The report identifies three socio-economic systems - food, land and ocean use; infrastructure and the built environment; and extractives and energy – as driving the largest threats to biodiversity, endangering almost 80% of the total threatened and near-threatened species (on the IUCN red list). These systems, therefore, have a significant opportunity and responsibility to reverse nature loss.
Together these systems represent over a third of the global economy and provide up to two-thirds of all jobs, and have a tremendous amount to gain by embracing change now.
The Future of Nature and Business sets out how 15 transitions across the three systems can form the blueprint of action for nature-positive pathways to halt nature loss.

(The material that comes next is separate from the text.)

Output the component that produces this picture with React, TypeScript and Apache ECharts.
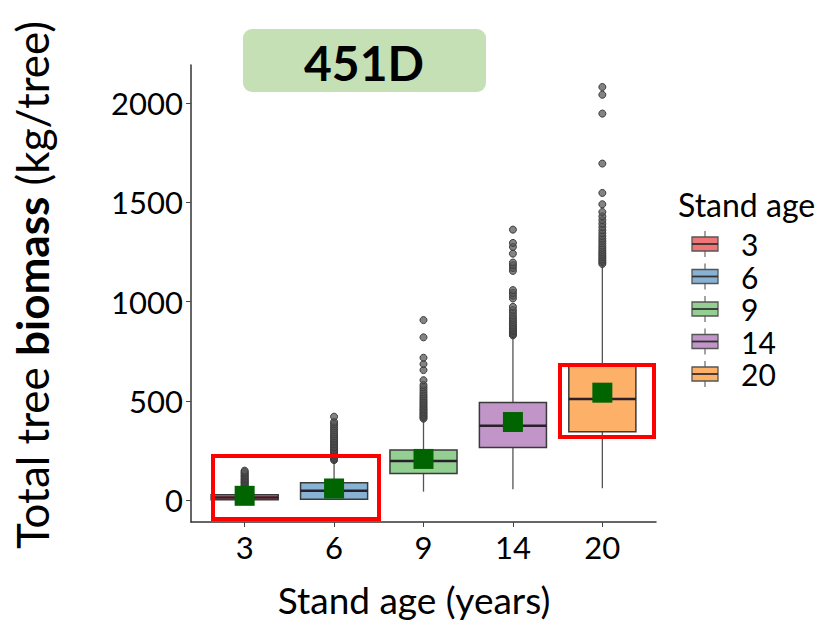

Transforming three systems for a nature-positive economy
Food, land and ocean use
The global food, land and ocean use system (including the full supply chain) represents around US$10 trillion of GDP (12% of global GDP) and up to 40% of employment. At an estimated US$12 trillion, the hidden costs of the system now exceed its contribution to global GDP.
Transforming the food, land and ocean use system could create almost US$3.6 trillion of additional annual revenues or cost savings, while creating 191 million new jobs by 2030.

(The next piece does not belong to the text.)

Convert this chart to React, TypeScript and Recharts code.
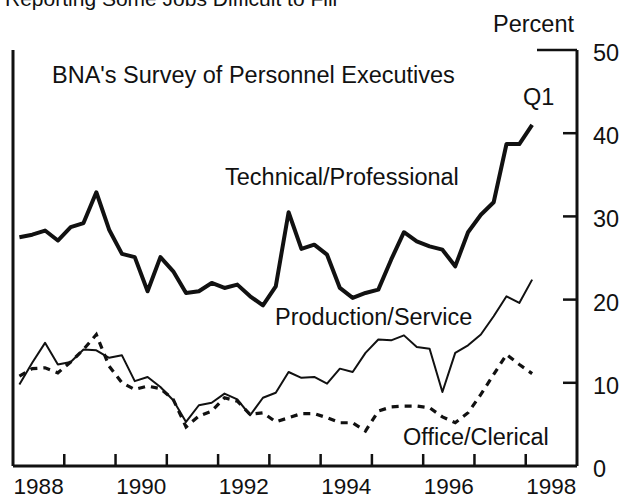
import React from 'react';
import { LineChart, Line, XAxis, YAxis } from 'recharts';

const FONT = "'Liberation Sans', Arial, Helvetica, sans-serif";
const INK = '#111111';

// Quarterly observations, 1988 Q1 through 1998 Q1
const years = [1988, 1989, 1990, 1991, 1992, 1993, 1994, 1995, 1996, 1997, 1998];
const quartersPerYear = ['Q1', 'Q2', 'Q3', 'Q4'];

const technicalProfessional = [
  27.5, 27.8, 28.3, 27.1, 28.7, 29.2, 32.9, 28.4, 25.5, 25.1, 21.0,
  25.1, 23.4, 20.8, 21.0, 22.0, 21.4, 21.8, 20.4, 19.3, 21.6, 30.5,
  26.1, 26.6, 25.4, 21.4, 20.2, 20.8, 21.2, 24.8, 28.1, 27.0, 26.4,
  26.0, 24.0, 28.1, 30.2, 31.7, 38.7, 38.7, 41.0,
];
const productionService = [
  9.8, 12.4, 14.8, 12.2, 12.5, 14.0, 13.9, 13.0, 13.3, 10.2, 10.7,
  9.5, 7.9, 5.3, 7.3, 7.6, 8.7, 8.0, 6.1, 8.2, 8.8, 11.3,
  10.6, 10.7, 9.9, 11.7, 11.3, 13.6, 15.2, 15.1, 15.7, 14.3, 14.1,
  8.9, 13.6, 14.5, 15.8, 18.0, 20.4, 19.6, 22.4,
];
const officeClerical = [
  10.8, 11.7, 11.8, 11.2, 12.5, 14.0, 15.8, 12.0, 10.0, 9.2, 9.6,
  9.3, 8.0, 4.7, 6.0, 6.6, 8.2, 7.8, 6.2, 6.4, 5.3, 5.8,
  6.3, 6.3, 5.8, 5.2, 5.2, 4.2, 6.6, 7.1, 7.2, 7.2, 7.0,
  5.9, 5.2, 6.4, 8.6, 11.0, 13.4, 12.2, 11.1,
];

const yearLabels = ['1988', '1990', '1992', '1994', '1996', '1998'];
const yTicks = [0, 10, 20, 30, 40, 50];

// build quarter categories -> numeric position (mid-quarter)
const quarterKeys: { year: number; q: number }[] = [];
years.forEach((yr) => quartersPerYear.forEach((_, qi) => quarterKeys.push({ year: yr, q: qi })));

const data = technicalProfessional.map((v, i) => ({
  x: quarterKeys[i].year + (quarterKeys[i].q + 0.5) / 4,
  tech: v,
  prod: productionService[i],
  office: officeClerical[i],
}));

const boundaryTicks = years.slice(1);
const labelTicks = yearLabels.map((l) => Number(l) + 0.5);
const xTicks = [...boundaryTicks, ...labelTicks].sort((a, b) => a - b);

const XTick = (props: any) => {
  const { x, y, payload } = props;
  const v = payload.value as number;
  if (Number.isInteger(v)) {
    return <line x1={x} x2={x} y1={y} y2={y - 12} stroke={INK} strokeWidth={2.5} />;
  }
  return (
    <text x={x} y={y + 28} textAnchor="middle" fontFamily={FONT} fontSize={22.5} fill={INK}>
      {String(Math.floor(v))}
    </text>
  );
};

const RightTick = (props: any) => {
  const { x, y, payload } = props;
  const v = payload.value as number;
  const len = v === 50 ? 40 : v === 0 ? 0 : 14;
  return (
    <g>
      {len > 0 && <line x1={x} x2={x - len} y1={y} y2={y} stroke={INK} strokeWidth={2.5} />}
      <text x={x + 16} y={y + 11} fontFamily={FONT} fontSize={23.5} fill={INK}>
        {String(v)}
      </text>
    </g>
  );
};

const LeftTick = (props: any) => {
  const { x, y, payload } = props;
  const v = payload.value as number;
  const len = v === 50 ? 27 : v === 0 ? 0 : 14;
  if (len === 0) return <g />;
  return <line x1={x} x2={x + len} y1={y} y2={y} stroke={INK} strokeWidth={2.5} />;
};

const textStyle = { fontFamily: FONT, fontSize: 23.5, fill: INK } as const;

export default function App() {
  return (
    <div style={{ position: 'absolute', left: 0, top: 0, width: 622, height: 500, background: '#fff' }}>
      <LineChart width={622} height={500} data={data} margin={{ top: 50, right: 0, bottom: 0, left: 0 }}>
        <XAxis
          dataKey="x"
          type="number"
          domain={[1988, 1999]}
          ticks={xTicks}
          interval={0}
          tick={<XTick />}
          tickLine={false}
          tickSize={0}
          tickMargin={0}
          height={34}
          axisLine={{ stroke: INK, strokeWidth: 3 }}
          allowDataOverflow
        />
        <YAxis
          yAxisId="l"
          orientation="left"
          domain={[0, 50]}
          ticks={yTicks}
          interval={0}
          width={13}
          tick={<LeftTick />}
          tickLine={false}
          tickSize={0}
          tickMargin={0}
          axisLine={{ stroke: INK, strokeWidth: 3 }}
        />
        <YAxis
          yAxisId="r"
          orientation="right"
          domain={[0, 50]}
          ticks={yTicks}
          interval={0}
          width={45}
          tick={<RightTick />}
          tickLine={false}
          tickSize={0}
          tickMargin={0}
          axisLine={{ stroke: INK, strokeWidth: 3 }}
        />
        <Line yAxisId="r" type="linear" dataKey="tech" stroke={INK} strokeWidth={4} dot={false} strokeLinejoin="round" isAnimationActive={false} />
        <Line yAxisId="r" type="linear" dataKey="prod" stroke={INK} strokeWidth={2} dot={false} strokeLinejoin="round" isAnimationActive={false} />
        <Line yAxisId="r" type="linear" dataKey="office" stroke={INK} strokeWidth={3.2} strokeDasharray="7 6" dot={false} isAnimationActive={false} />
      </LineChart>
      <svg width={622} height={500} style={{ position: 'absolute', left: 0, top: 0, pointerEvents: 'none' }}>
        <text x={5} y={6} fontFamily={FONT} fontSize={21} fill={INK}>Reporting Some Jobs Difficult to Fill</text>
        <text x={493} y={32} {...textStyle}>Percent</text>
        <text x={52} y={83} {...textStyle}>BNA's Survey of Personnel Executives</text>
        <text x={523} y={105} {...textStyle}>Q1</text>
        <text x={225} y={185} {...textStyle}>Technical/Professional</text>
        <text x={275} y={325} {...textStyle}>Production/Service</text>
        <text x={403} y={445} {...textStyle}>Office/Clerical</text>
      </svg>
    </div>
  );
}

This transformation would require six transitions:
- Ecosystem restoration and avoided land and ocean use expansion.
- Productive and regenerative agriculture.
- Healthy and productive ocean.
- Sustainable management of forests.
- Planet-compatible consumption.
- Transparent and sustainable supply chains.
Infrastructure and the built environment
With an estimated 40% of global GDP originating from the built environment, this system is of crucial importance to the global economy.
The footprint of the built environment has increased by 66% in the first 12 years of this century. Still, every week until 2030, around 1.5 million people will be added to cities
Five complementary socio-economic transitions can address related biodiversity risks and create over US$3 trillion of additional annual revenues or cost savings and create 117 million jobs by 2030.
These transitions are:
- Compact built environment.
- Nature-positive infrastructure design.
- Planet-compatible urban utilities.
- Nature as infrastructure.
- Nature-positive connecting infrastructure.
Energy and extractives
Accounting for an estimated 23% of global GDP and 16% of employment, the extraction, production, manufacturing and generation of energy and materials is a major threat to biodiversity.
Mining utilises under 1% of global land areabut its negative externalities – air pollution and carbon emissions – equate to at US$9 trillion annually or around 10.5% of global GDP.
The annual business opportunities in this system are estimated at US$3.5 trillion and could create 87 million jobs by 2030.
The four key transitions needed are:
- Circular and resource-efficient models of production.
- Nature-positive metals and mineral extraction.
- Sustainable materials supply chains.
- Energy transition away from fossil fuels.